Between Extinction and the Singularity: A Co-Productionist Take on AI Ethics
Between Extinction and the Singularity: A Co-Productionist Take on AI Ethics
Speaker: Sheila Jasanoff, Harvard University
Location: RD Watt Building (A04), Seminar room (203), Science Road, Camperdown Campus
Seating is limited – please register to attend
STS has set itself up to be the critical field that puts the social production of science and technology under its lens, much as sociology studies society, anthropology studies culture, or political science studies politics. Yet, when “studying up,” with two of humankind’s most powerful instruments in its sights, STS runs the risk of capture, of fetishizing and celebrating the very analytic objects it seeks to critique. In this talk, I will trace an arc from the attacks on scientific self-regulation of the 1970s to today’s seemingly greater acceptance of locating ethical responsibility within—not outside—the centers of innovation. I will reflect on ways in which the co-productionist framework enables a wider understanding of the scope and purposes of STS critique.

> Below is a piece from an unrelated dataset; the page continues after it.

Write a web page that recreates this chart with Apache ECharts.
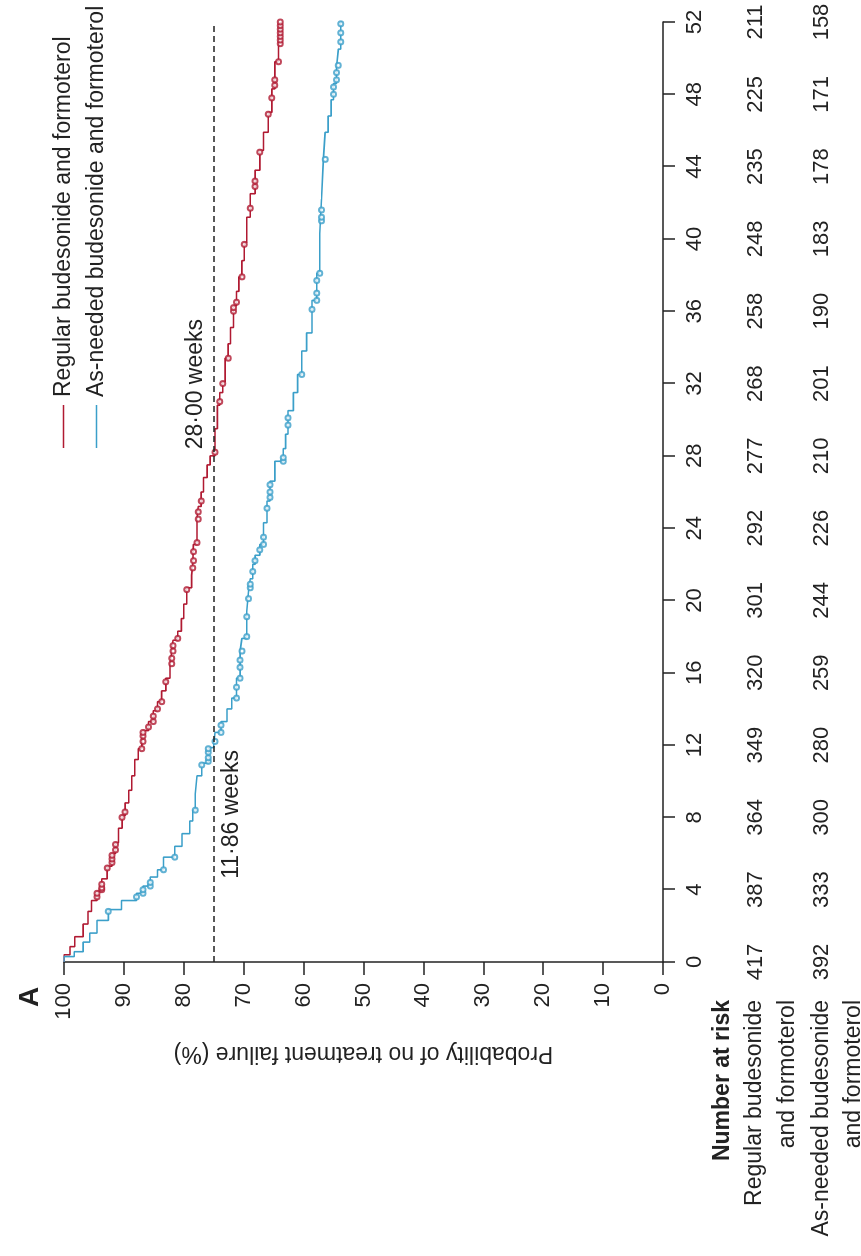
<!DOCTYPE html>
<html><head><meta charset="utf-8">
<script src="https://cdn.jsdelivr.net/npm/echarts@6/dist/echarts.min.js"></script>
<style>
html,body{margin:0;padding:0;background:#fff;overflow:hidden;width:861px;height:1256px;}
#chart{position:absolute;left:0;top:0;width:1256px;height:861px;transform-origin:0 0;transform:translateY(1256px) rotate(-90deg);}
</style></head><body><div id="chart"></div>
<script>
const weekTicks = [0,4,8,12,16,20,24,28,32,36,40,44,48,52];
const probTicks = [0,10,20,30,40,50,60,70,80,90,100];
const seriesNames = ['Regular budesonide and formoterol','As-needed budesonide and formoterol'];
const riskRegular = [417,387,364,349,320,301,292,277,268,258,248,235,225,211];
const riskAsNeeded = [392,333,300,280,259,244,226,210,201,190,183,178,171,158];

const regularTime = [0,0.4,0.85,1.4,2.1,2.8,3.4,3.9,4.6,5.3,6.0,6.6,7.4,8.1,8.8,9.5,10.3,11.2,11.8,12.2,12.8,13.3,13.9,14.4,15.0,15.7,16.4,17.2,17.8,18.3,19.0,19.8,20.7,21.4,22.0,23.1,24.5,25.2,26.0,26.8,27.5,28.0,29.5,30.8,31.5,32.1,33.4,34.2,35.1,36.3,37.1,37.9,38.8,39.8,41.2,42.5,43.8,44.9,45.9,47.0,48.3,49.8,50.6,52.0];
const regularSurv = [100,99.0,98.2,96.8,96.0,95.4,94.5,93.7,92.8,92.0,91.4,90.9,90.3,89.8,89.2,88.7,88.2,87.6,87.0,86.8,85.9,85.1,84.4,83.7,83.0,82.3,82.0,81.8,81.0,80.4,80.0,79.5,78.7,78.5,78.4,77.8,77.6,77.1,76.7,76.1,75.6,74.8,74.4,74.0,73.5,73.1,72.6,72.2,71.7,71.2,70.8,70.3,69.9,69.5,68.9,68.1,67.3,66.7,65.9,65.3,64.8,64.2,63.9,63.9];
const asNeededTime = [0,0.3,0.57,1.1,1.6,2.3,2.9,3.4,3.8,4.2,4.7,5.1,5.8,6.4,7.1,7.8,8.4,9.3,10.3,11.0,11.86,12.0,12.7,13.3,14.0,14.6,15.7,17.2,17.9,19.4,20.5,21.2,22.0,22.5,23.1,24.3,25.5,26.6,27.7,28.4,29.2,30.5,31.5,32.5,33.8,34.8,36.6,38.1,40.3,42.2,44.4,45.9,46.8,47.7,48.6,49.5,50.5,52.0];
const asNeededSurv = [100,98.3,96.8,95.7,94.5,92.6,90.4,87.9,86.8,85.6,84.4,83.4,81.5,80.3,79.0,78.5,78.1,77.8,77.0,75.9,75.0,74.8,73.8,72.8,72.0,71.2,70.6,70.3,69.5,69.2,68.9,68.5,68.1,67.3,66.7,66.1,65.6,64.8,63.4,63.0,62.6,61.7,61.0,60.3,59.5,58.6,57.8,57.3,57.0,56.7,56.4,55.9,55.4,55.0,54.5,54.2,53.8,53.6];

const regularCensor = [3.6,3.8,4.0,4.1,4.3,5.2,5.5,5.7,5.9,6.2,6.5,8.0,8.3,11.8,12.2,12.5,12.7,13.0,13.3,13.6,14.0,14.4,15.5,16.5,16.8,17.2,17.5,17.9,20.6,21.8,22.2,22.7,23.2,24.5,24.9,25.5,28.2,31.0,32.0,33.4,36.0,36.2,36.5,37.9,39.7,41.7,42.9,43.2,44.8,46.9,47.8,48.5,48.8,49.8,50.8,51.0,51.2,51.4,51.6,51.8,52.0];
const asNeededCensor = [2.8,3.6,3.8,4.0,4.2,4.4,5.1,5.8,8.4,10.9,11.1,11.3,11.6,11.8,12.2,12.7,13.1,14.6,15.2,15.7,16.3,16.7,17.2,18.0,19.1,20.1,20.7,20.9,21.6,22.2,22.8,23.1,23.5,25.1,25.7,26.0,26.4,27.7,27.9,29.7,30.1,32.5,36.1,36.6,37.0,37.7,38.1,41.0,41.2,41.6,44.4,48.0,48.4,48.8,49.2,49.6,50.9,51.4,51.9];

const quartileLevel = 75;
const quartileRegular = 28.00;
const quartileAsNeeded = 11.86;

const RED = '#b01a32', BLUE = '#3b9fc9', INK = '#222';
const FONT = '"Liberation Sans", Arial, sans-serif';

function zip(t, s){ return t.map((v,i)=>[v, s[i]]); }
function survAt(t, times, surv){ let v = surv[0]; for (let i=0;i<times.length;i++){ if (times[i] <= t) v = surv[i]; } return v; }

const chart = echarts.init(document.getElementById('chart'), null, {width:1256, height:861, renderer:'canvas'});
const numLabel = {fontSize:22, color:INK, fontFamily:FONT};
const riskAxis = (offset, arr) => ({
  type:'value', min:weekTicks[0], max:weekTicks[weekTicks.length-1], interval:4, position:'bottom', offset:offset,
  axisLine:{show:false}, axisTick:{show:false}, splitLine:{show:false},
  axisLabel:Object.assign({margin:8, showMinLabel:true, showMaxLabel:true, formatter:v=>String(arr[weekTicks.indexOf(v)])}, numLabel)
});
const txt = (x,y,text,extra) => ({type:'text', x:x, y:y, silent:true, style:Object.assign({text:text, fill:INK, fontSize:23, fontFamily:FONT, align:'right', verticalAlign:'middle'}, extra||{})});

chart.setOption({
  animation:false,
  backgroundColor:'#fff',
  grid:{left:294, right:22, top:64, bottom:198, containLabel:false},
  legend:{orient:'vertical', left:803, top:47, itemWidth:43, itemHeight:1.6, itemGap:10,
    data:seriesNames.map(n=>({name:n, icon:'rect'})),
    textStyle:{fontSize:23, color:INK, fontFamily:FONT, padding:[0,0,0,3]}},
  xAxis:[
    {type:'value', min:weekTicks[0], max:weekTicks[weekTicks.length-1], interval:4,
     axisLine:{show:true, lineStyle:{color:INK, width:1.5}},
     axisTick:{show:true, length:12, lineStyle:{color:INK, width:1.5}},
     splitLine:{show:false},
     axisLabel:Object.assign({margin:21, showMinLabel:true, showMaxLabel:true}, numLabel)},
    riskAxis(74, riskRegular),
    riskAxis(140, riskAsNeeded)
  ],
  yAxis:{type:'value', min:probTicks[0], max:probTicks[probTicks.length-1], interval:10,
    axisLine:{show:true, lineStyle:{color:INK, width:1.5}},
    axisTick:{show:true, length:13, lineStyle:{color:INK, width:1.5}},
    splitLine:{show:false},
    axisLabel:Object.assign({margin:21}, numLabel),
    name:'Probability of no treatment failure (%)', nameLocation:'middle', nameGap:80,
    nameTextStyle:{fontSize:23, color:INK, fontFamily:FONT}},
  graphic:[
    txt(259, 30, 'A', {fontSize:28, fontWeight:'bold', align:'center'}),
    txt(256, 723, 'Number at risk', {fontWeight:'bold'}),
    txt(256, 755, 'Regular budesonide'),
    txt(256, 788, 'and formoterol'),
    txt(256, 822, 'As-needed budesonide'),
    txt(256, 854, 'and formoterol')
  ],
  series:[
    {name:seriesNames[0], type:'line', step:'end', symbol:'none', data:zip(regularTime, regularSurv),
     lineStyle:{color:RED, width:1.6}, itemStyle:{color:RED}, z:3,
     markLine:{silent:true, symbol:['none','none'], label:{show:false},
       lineStyle:{type:[6,4], color:INK, width:1.5}, data:[{yAxis:quartileLevel}]},
     markPoint:{silent:true, symbol:'circle', symbolSize:1, itemStyle:{color:'rgba(0,0,0,0)'},
       data:[
         {coord:[quartileAsNeeded, quartileLevel], label:{show:true, formatter:'11·86 weeks', position:'left', distance:2, offset:[0,18], fontSize:23, color:INK, fontFamily:FONT}},
         {coord:[quartileRegular, quartileLevel], label:{show:true, formatter:'28·00 weeks', position:'right', distance:6, offset:[0,-18], fontSize:23, color:INK, fontFamily:FONT}}
       ]}},
    {name:seriesNames[1], type:'line', step:'end', symbol:'none', data:zip(asNeededTime, asNeededSurv),
     lineStyle:{color:BLUE, width:1.6}, itemStyle:{color:BLUE}, z:3},
    {name:'regularCensor', type:'scatter', symbol:'emptyCircle', symbolSize:5,
     data:regularCensor.map(t=>[t, survAt(t, regularTime, regularSurv)]),
     itemStyle:{color:RED, borderColor:RED, borderWidth:1.2}, z:4},
    {name:'asNeededCensor', type:'scatter', symbol:'emptyCircle', symbolSize:5,
     data:asNeededCensor.map(t=>[t, survAt(t, asNeededTime, asNeededSurv)]),
     itemStyle:{color:BLUE, borderColor:BLUE, borderWidth:1.2}, z:4}
  ]
});
</script></body></html>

Sheila Jasanoff is Pforzheimer Professor of Science and Technology Studies at the Harvard Kennedy School. A pioneer in the social sciences, she explores the role of science and technology in the law, politics, and policy of modern democracies. Her books include The Fifth Branch, Science at the Bar, Designs on Nature, The Ethics of Invention, and Can Science Make Sense of Life? She founded and directs the STS Program at Harvard, where she also formed the Science and Democracy Network; previously, she was founding chair of the STS Department at Cornell. In 2022, she received the Government of Norway’s Holberg Prize for law, humanities, and social sciences. Her other honors include the SSRC’s Hirschman prize, the Humboldt Foundation’s Reimar-Lüst award, and a Guggenheim Fellowship. Jasanoff has held distinguished visiting professorships at leading universities in Europe, Asia, Australia, and the US. She is a member of the American Academy of Arts and Sciences and the American Philosophical Society, foreign member of the British Academy and the Royal Danish Academy, and member of the Council on Foreign Relations. She served on the AAAS Board of Directors and as President of the Society for Social Studies of Science. She holds AB, JD, and PhD degrees from Harvard, and honorary doctorates from the Universities of Twente and Liège.